The Chino Valley Unified District’s finance director provided a detailed review of the district’s month‑ended Jan. 31, 2026 financials and explained a proposed set of budget revisions intended to shore up the operating (M&O) budget.
The district is seven months into its fiscal year. Finance staff explained that carryforward dollars and capital‑to‑operating adjustments have raised the district’s projected M&O spending authority to approximately $19,000,003.50. The director said the apparent negative projection in M&O (described as a -1.75 percent shortfall on the report) can be corrected once encumbered expenses are reallocated to the funds they properly belong to at year end.
Key fund details cited: Fund 500 (school plant) receives monthly cell‑tower rental revenue (about $4,500 per site) that contributes to capital capacity; the building renewal fund showed about $10.6 million still encumbered for projects including weatherization (roughly $6 million pending state approval), window projects (over $600,000) and fire‑alarm projects (bids of about $340,000 for the high school). Finance staff said these encumbrances explain the low unencumbered cash despite significant capital budgets.
The director also highlighted a recent successful set of AFR (Annual Financial Report) revisions that recovered roughly $300,000 of carryforward compared with earlier projections, narrowing the budget gap.
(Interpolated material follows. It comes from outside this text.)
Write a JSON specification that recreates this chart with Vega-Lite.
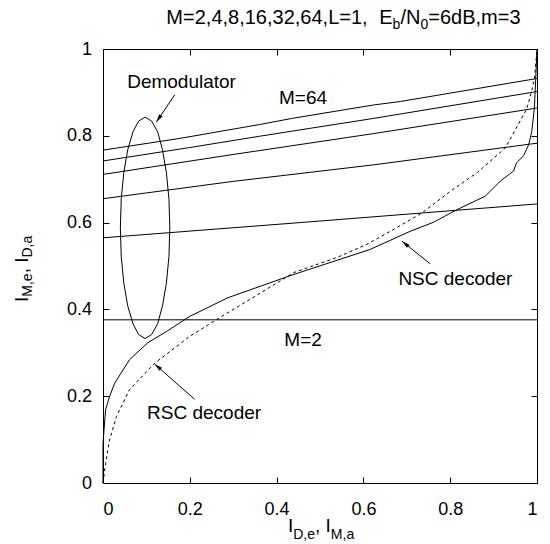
{
  "$schema": "https://vega.github.io/schema/vega-lite/v6.json",
  "width": 434,
  "height": 434,
  "autosize": {"type": "none"},
  "padding": {"left": 103, "top": 49, "right": 13, "bottom": 61},
  "background": "white",
  "config": {
    "view": {"stroke": null},
    "font": "Liberation Sans",
    "axis": {
      "domainColor": "black", "domainWidth": 1, "tickColor": "black", "tickWidth": 1,
      "tickSize": -6, "labelColor": "black", "labelFont": "Liberation Sans",
      "labelFontSize": 18, "grid": false, "title": null
    }
  },
  "datasets": {
    "mlines": [
      {"M": 64, "x": 0, "y": 0.767}, {"M": 64, "x": 0.177, "y": 0.794}, {"M": 64, "x": 0.361, "y": 0.826}, {"M": 64, "x": 0.435, "y": 0.84}, {"M": 64, "x": 0.623, "y": 0.871}, {"M": 64, "x": 0.685, "y": 0.879}, {"M": 64, "x": 1, "y": 0.932},
      {"M": 32, "x": 0, "y": 0.742}, {"M": 32, "x": 0.2, "y": 0.773}, {"M": 32, "x": 0.361, "y": 0.799}, {"M": 32, "x": 0.45, "y": 0.813}, {"M": 32, "x": 0.623, "y": 0.84}, {"M": 32, "x": 1, "y": 0.902},
      {"M": 16, "x": 0, "y": 0.711}, {"M": 16, "x": 0.3, "y": 0.757}, {"M": 16, "x": 0.623, "y": 0.805}, {"M": 16, "x": 1, "y": 0.864},
      {"M": 8, "x": 0, "y": 0.655}, {"M": 8, "x": 0.3, "y": 0.695}, {"M": 8, "x": 0.623, "y": 0.733}, {"M": 8, "x": 1, "y": 0.783},
      {"M": 4, "x": 0, "y": 0.565}, {"M": 4, "x": 0.454, "y": 0.6}, {"M": 4, "x": 1, "y": 0.643},
      {"M": 2, "x": 0, "y": 0.376}, {"M": 2, "x": 1, "y": 0.376}
    ],
    "ellipse": [
      {"x": 0.154, "y": 0.588}, {"x": 0.152, "y": 0.654}, {"x": 0.146, "y": 0.716}, {"x": 0.137, "y": 0.768}, {"x": 0.126, "y": 0.809}, {"x": 0.112, "y": 0.834},
      {"x": 0.097, "y": 0.843}, {"x": 0.082, "y": 0.834}, {"x": 0.069, "y": 0.809}, {"x": 0.057, "y": 0.768}, {"x": 0.048, "y": 0.716}, {"x": 0.042, "y": 0.654},
      {"x": 0.04, "y": 0.588}, {"x": 0.042, "y": 0.522}, {"x": 0.048, "y": 0.46}, {"x": 0.057, "y": 0.408}, {"x": 0.069, "y": 0.367}, {"x": 0.082, "y": 0.342},
      {"x": 0.097, "y": 0.333}, {"x": 0.112, "y": 0.342}, {"x": 0.126, "y": 0.367}, {"x": 0.137, "y": 0.408}, {"x": 0.146, "y": 0.46}, {"x": 0.152, "y": 0.522},
      {"x": 0.154, "y": 0.588}
    ],
    "nsc": [
      {"x": 0, "y": 0}, {"x": 0, "y": 0.092}, {"x": 0.006, "y": 0.169}, {"x": 0.015, "y": 0.199}, {"x": 0.027, "y": 0.23}, {"x": 0.061, "y": 0.284},
      {"x": 0.103, "y": 0.323}, {"x": 0.146, "y": 0.349}, {"x": 0.2, "y": 0.384}, {"x": 0.288, "y": 0.427}, {"x": 0.438, "y": 0.48}, {"x": 0.615, "y": 0.538},
      {"x": 0.708, "y": 0.58}, {"x": 0.762, "y": 0.601}, {"x": 0.816, "y": 0.63}, {"x": 0.881, "y": 0.661}, {"x": 0.916, "y": 0.696}, {"x": 0.946, "y": 0.719},
      {"x": 0.953, "y": 0.738}, {"x": 0.969, "y": 0.754}, {"x": 0.981, "y": 0.78}, {"x": 0.988, "y": 0.81}, {"x": 0.994, "y": 0.864}, {"x": 0.997, "y": 0.93},
      {"x": 1, "y": 1}
    ],
    "rsc": [
      {"x": 0, "y": 0}, {"x": 0.006, "y": 0.045}, {"x": 0.015, "y": 0.099}, {"x": 0.031, "y": 0.153}, {"x": 0.061, "y": 0.215}, {"x": 0.119, "y": 0.276},
      {"x": 0.2, "y": 0.338}, {"x": 0.277, "y": 0.386}, {"x": 0.35, "y": 0.43}, {"x": 0.44, "y": 0.485}, {"x": 0.54, "y": 0.52}, {"x": 0.608, "y": 0.55},
      {"x": 0.662, "y": 0.58}, {"x": 0.735, "y": 0.622}, {"x": 0.8, "y": 0.672}, {"x": 0.862, "y": 0.715}, {"x": 0.927, "y": 0.772}, {"x": 0.976, "y": 0.861},
      {"x": 0.987, "y": 0.9}, {"x": 0.994, "y": 0.93}, {"x": 1, "y": 1}
    ],
    "arrows": [
      {"a": "demod", "x": 0.165, "y": 0.894}, {"a": "demod", "x": 0.123, "y": 0.832},
      {"a": "nsc", "x": 0.754, "y": 0.505}, {"a": "nsc", "x": 0.689, "y": 0.557},
      {"a": "rsc", "x": 0.211, "y": 0.193}, {"a": "rsc", "x": 0.119, "y": 0.274}
    ],
    "heads": [
      {"a": "demod", "x": 0.123, "y": 0.832},
      {"a": "nsc", "x": 0.689, "y": 0.557},
      {"a": "rsc", "x": 0.119, "y": 0.274}
    ],
    "ann": [
      {"t": "Demodulator", "x": 0.181, "y": 0.924},
      {"t": "M=64", "x": 0.461, "y": 0.887},
      {"t": "M=2", "x": 0.461, "y": 0.33},
      {"t": "NSC decoder", "x": 0.812, "y": 0.469},
      {"t": "RSC decoder", "x": 0.233, "y": 0.162}
    ],
    "pieces": [
      {"r": "tm", "t": "M=2,4,8,16,32,64,L=1,", "x": 0.146, "y": 1.057},
      {"r": "tm", "t": "E", "x": 0.6365, "y": 1.057},
      {"r": "ts", "t": "b", "x": 0.6673, "y": 1.047},
      {"r": "tm", "t": "/N", "x": 0.6853, "y": 1.057},
      {"r": "ts", "t": "0", "x": 0.7315, "y": 1.047},
      {"r": "tm", "t": "=6dB,m=3", "x": 0.7495, "y": 1.057},
      {"r": "xm", "t": "I", "x": 0.426, "y": -0.112},
      {"r": "xs", "t": "D,e", "x": 0.4382, "y": -0.128},
      {"r": "xm", "t": ", I", "x": 0.4885, "y": -0.112},
      {"r": "xs", "t": "M,a", "x": 0.525, "y": -0.128},
      {"r": "ym", "t": "I", "x": -0.1737, "y": 0.417},
      {"r": "ys", "t": "M,e", "x": -0.163, "y": 0.4292},
      {"r": "ym", "t": ", I", "x": -0.1737, "y": 0.4831},
      {"r": "ys", "t": "D,a", "x": -0.163, "y": 0.5196}
    ]
  },
  "layer": [
    {
      "data": {"name": "mlines"},
      "mark": {"type": "line", "color": "black", "strokeWidth": 1},
      "encoding": {
        "x": {"field": "x", "type": "quantitative", "scale": {"domain": [0, 1], "nice": false},
              "axis": {"orient": "bottom", "values": [0, 0.2, 0.4, 0.6, 0.8, 1], "format": "~g", "labelPadding": 23}},
        "y": {"field": "y", "type": "quantitative", "scale": {"domain": [0, 1], "nice": false},
              "axis": {"orient": "left", "values": [0, 0.2, 0.4, 0.6, 0.8, 1], "format": "~g", "labelPadding": 17.5}},
        "detail": {"field": "M", "type": "nominal"}
      }
    },
    {
      "data": {"name": "ellipse"},
      "mark": {"type": "line", "color": "black", "strokeWidth": 1},
      "encoding": {
        "x": {"field": "x", "type": "quantitative", "scale": {"domain": [0, 1], "nice": false},
              "axis": {"orient": "top", "values": [0, 0.2, 0.4, 0.6, 0.8, 1], "labels": false}},
        "y": {"field": "y", "type": "quantitative", "scale": {"domain": [0, 1], "nice": false},
              "axis": {"orient": "right", "values": [0, 0.2, 0.4, 0.6, 0.8, 1], "labels": false}},
        "order": {"value": null}
      }
    },
    {
      "data": {"name": "nsc"},
      "mark": {"type": "line", "color": "black", "strokeWidth": 1},
      "encoding": {
        "x": {"field": "x", "type": "quantitative", "scale": {"domain": [0, 1], "nice": false}, "axis": null},
        "y": {"field": "y", "type": "quantitative", "scale": {"domain": [0, 1], "nice": false}, "axis": null},
        "order": {"value": null}
      }
    },
    {
      "data": {"name": "rsc"},
      "mark": {"type": "line", "color": "black", "strokeWidth": 1, "strokeDash": [3, 3]},
      "encoding": {
        "x": {"field": "x", "type": "quantitative", "scale": {"domain": [0, 1], "nice": false}, "axis": null},
        "y": {"field": "y", "type": "quantitative", "scale": {"domain": [0, 1], "nice": false}, "axis": null},
        "order": {"value": null}
      }
    },
    {
      "data": {"name": "arrows"},
      "mark": {"type": "line", "color": "black", "strokeWidth": 1},
      "encoding": {
        "x": {"field": "x", "type": "quantitative", "scale": {"domain": [0, 1], "nice": false}, "axis": null},
        "y": {"field": "y", "type": "quantitative", "scale": {"domain": [0, 1], "nice": false}, "axis": null},
        "detail": {"field": "a", "type": "nominal"},
        "order": {"value": null}
      }
    },
    {
      "data": {"name": "heads"},
      "transform": [{"filter": "datum.a === 'demod'"}],
      "mark": {"type": "point", "shape": "M0,0L0.5,2L-0.5,2Z", "size": 64, "filled": true, "color": "black", "opacity": 1, "angle": 214},
      "encoding": {
        "x": {"field": "x", "type": "quantitative", "scale": {"domain": [0, 1], "nice": false}, "axis": null},
        "y": {"field": "y", "type": "quantitative", "scale": {"domain": [0, 1], "nice": false}, "axis": null}
      }
    },
    {
      "data": {"name": "heads"},
      "transform": [{"filter": "datum.a === 'nsc'"}],
      "mark": {"type": "point", "shape": "M0,0L0.5,2L-0.5,2Z", "size": 64, "filled": true, "color": "black", "opacity": 1, "angle": 309},
      "encoding": {
        "x": {"field": "x", "type": "quantitative", "scale": {"domain": [0, 1], "nice": false}, "axis": null},
        "y": {"field": "y", "type": "quantitative", "scale": {"domain": [0, 1], "nice": false}, "axis": null}
      }
    },
    {
      "data": {"name": "heads"},
      "transform": [{"filter": "datum.a === 'rsc'"}],
      "mark": {"type": "point", "shape": "M0,0L0.5,2L-0.5,2Z", "size": 64, "filled": true, "color": "black", "opacity": 1, "angle": 311},
      "encoding": {
        "x": {"field": "x", "type": "quantitative", "scale": {"domain": [0, 1], "nice": false}, "axis": null},
        "y": {"field": "y", "type": "quantitative", "scale": {"domain": [0, 1], "nice": false}, "axis": null}
      }
    },
    {
      "data": {"name": "ann"},
      "mark": {"type": "text", "fontSize": 19, "color": "black", "align": "center", "baseline": "middle"},
      "encoding": {
        "x": {"field": "x", "type": "quantitative", "scale": {"domain": [0, 1], "nice": false}, "axis": null},
        "y": {"field": "y", "type": "quantitative", "scale": {"domain": [0, 1], "nice": false}, "axis": null},
        "text": {"field": "t"}
      }
    },
    {
      "data": {"name": "pieces"},
      "transform": [{"filter": "datum.r === 'tm'"}],
      "mark": {"type": "text", "fontSize": 20, "color": "black", "align": "left", "baseline": "alphabetic"},
      "encoding": {
        "x": {"field": "x", "type": "quantitative", "scale": {"domain": [0, 1], "nice": false}, "axis": null},
        "y": {"field": "y", "type": "quantitative", "scale": {"domain": [0, 1], "nice": false}, "axis": null},
        "text": {"field": "t"}
      }
    },
    {
      "data": {"name": "pieces"},
      "transform": [{"filter": "datum.r === 'ts'"}],
      "mark": {"type": "text", "fontSize": 14, "color": "black", "align": "left", "baseline": "alphabetic"},
      "encoding": {
        "x": {"field": "x", "type": "quantitative", "scale": {"domain": [0, 1], "nice": false}, "axis": null},
        "y": {"field": "y", "type": "quantitative", "scale": {"domain": [0, 1], "nice": false}, "axis": null},
        "text": {"field": "t"}
      }
    },
    {
      "data": {"name": "pieces"},
      "transform": [{"filter": "datum.r === 'xm'"}],
      "mark": {"type": "text", "fontSize": 19, "color": "black", "align": "left", "baseline": "alphabetic"},
      "encoding": {
        "x": {"field": "x", "type": "quantitative", "scale": {"domain": [0, 1], "nice": false}, "axis": null},
        "y": {"field": "y", "type": "quantitative", "scale": {"domain": [0, 1], "nice": false}, "axis": null},
        "text": {"field": "t"}
      }
    },
    {
      "data": {"name": "pieces"},
      "transform": [{"filter": "datum.r === 'xs'"}],
      "mark": {"type": "text", "fontSize": 14, "color": "black", "align": "left", "baseline": "alphabetic"},
      "encoding": {
        "x": {"field": "x", "type": "quantitative", "scale": {"domain": [0, 1], "nice": false}, "axis": null},
        "y": {"field": "y", "type": "quantitative", "scale": {"domain": [0, 1], "nice": false}, "axis": null},
        "text": {"field": "t"}
      }
    },
    {
      "data": {"name": "pieces"},
      "transform": [{"filter": "datum.r === 'ym'"}],
      "mark": {"type": "text", "fontSize": 19, "color": "black", "align": "left", "baseline": "alphabetic", "angle": 270},
      "encoding": {
        "x": {"field": "x", "type": "quantitative", "scale": {"domain": [0, 1], "nice": false}, "axis": null},
        "y": {"field": "y", "type": "quantitative", "scale": {"domain": [0, 1], "nice": false}, "axis": null},
        "text": {"field": "t"}
      }
    },
    {
      "data": {"name": "pieces"},
      "transform": [{"filter": "datum.r === 'ys'"}],
      "mark": {"type": "text", "fontSize": 14, "color": "black", "align": "left", "baseline": "alphabetic", "angle": 270},
      "encoding": {
        "x": {"field": "x", "type": "quantitative", "scale": {"domain": [0, 1], "nice": false}, "axis": null},
        "y": {"field": "y", "type": "quantitative", "scale": {"domain": [0, 1], "nice": false}, "axis": null},
        "text": {"field": "t"}
      }
    }
  ],
  "resolve": {"axis": {"x": "independent", "y": "independent"}}
}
He warned that the district has lost roughly 300 students over three years, with each 100‑student decline affecting revenues by roughly $700,000.
Why it matters: Fund structure, carryforward balances, and capital encumbrances determine how much operating flexibility the district has for staff and programs. The proposed budget revisions and transfers aim to avoid deeper operating shortfalls and to preserve capital project capacity.
What’s next: The board was asked to approve formal budget revisions later in the agenda cycle; if approved, staff will adjust line‑items and return with final figures.